Never Again Must We Witness Another Apiatse Disaster

News of an explosive truck belonging to Maxam Ghana Limited collided with a tricycle while transporting explosives from MAXAM’S Bulk emulsion plant at Iduapriem, Tarkwa to Chirano Gold Mines Limited in Western North Region last week.

About five hundred structures were destroyed, livelihoods and precious lives lost due to the incident after a truck carrying explosives caught fire in a collision with a tricycle at Apiatse a town along between Bogoso and Bawdie in the Western- Region.
Per a release from the Ministry of Lands and Natural Resources, due to the impact of the collision, the explosives detonated and affected a nearby transformer which also exploded in addition.

Sad and gory as it may seem, this accident or disaster was preventable. Effective implementation of best practices on explosive transportation could have either eliminated this disaster or minimized the consequences or the damage.

The entire area should have been cordoned off for the security agencies to carry out their assessment at the flattened area but rather people were flocking the scene using phones to take pictures ostensibly not knowing the degree of fatality it was for such an explosion.

On recovery and restoration efforts, the community will need a resettlement plan since it cannot be habitable but with the good news that the government has commissioned the State Housing Company (SHC) to immediately map out plans to reconstruct Bogoso Apiatse which was reduced to debris as a result of the explosion brings some sort of relief although the scars of that fateful day will forever remain permanently with the indigenes.

Individuals, Religious bodies and Corporate organisations have been donating cash and other essentials and medical consumables as part of efforts to ensure that the victims are rehabilitated.  Well done to the medical team at the various Medical Facilities for the medical care;  and to all who have visited the scene to commiserate with the victims by contributing all forms of donation in time to help rebuild the town.

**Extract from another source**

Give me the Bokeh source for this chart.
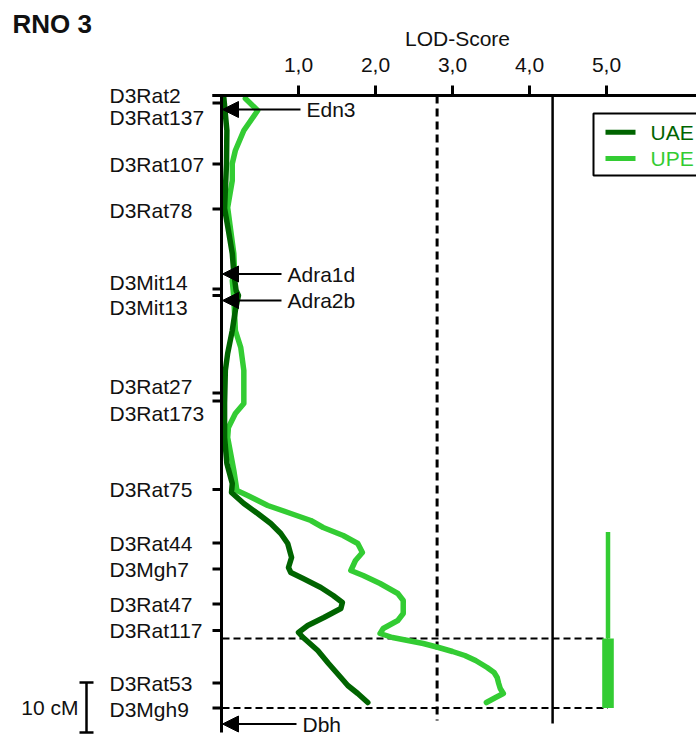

Having worked on a Mine in the past and per the safety training I underwent, I am of the view that if adequate safety education on the transportation of explosives in mining areas had been carried out, the loss of lives could have been avoided. There should be enough education in that regard for handlers of the explosives I must say.

Just maybe the Apiatse incident will re-echo that the time has come for a review of dangerous goods transport such as explosives and petroleum products like Liquified Petroleum Gas (LPG). It is also a clarion call as a nation for us to review the explosive transportation system in Ghana.

Additionally, emergency response training should be included as part of our lessons in schools so that at the onset everyone has an appreciation of what disaster is. This fatality is a constant reminder for motorists not to drive directly behind highly inflammable vehicles.

The majority of extractive companies depend heavily on MAXAM for their explosive materials however the directive to suspend operations in Tarkwa is going to have an adverse effect on mining operations in the country. Per the LI Minerals and Mining regulation LI 218 (2) [Health and Safety Technical regulations and LI 217 (7) [Explosive regulations] stipulates punishment for violations of the law when proven hence the facility to be shut down and that is what has been done as we wait for investigations to be concluded and presented.

Safety and by extension individual safety should be a topmost priority. As we wait for the findings of the Minerals Commission and its allied agencies, may the Good Lord keep the souls of the departed, speedy recovery to the victims and Never again should we witness such and another Apiatse disaster.

The writer,  Sekyiwa Darko, is a Communications Consultant and Strategist with a career history in the Extractive industry in Ghana, South Africa and Tanzania.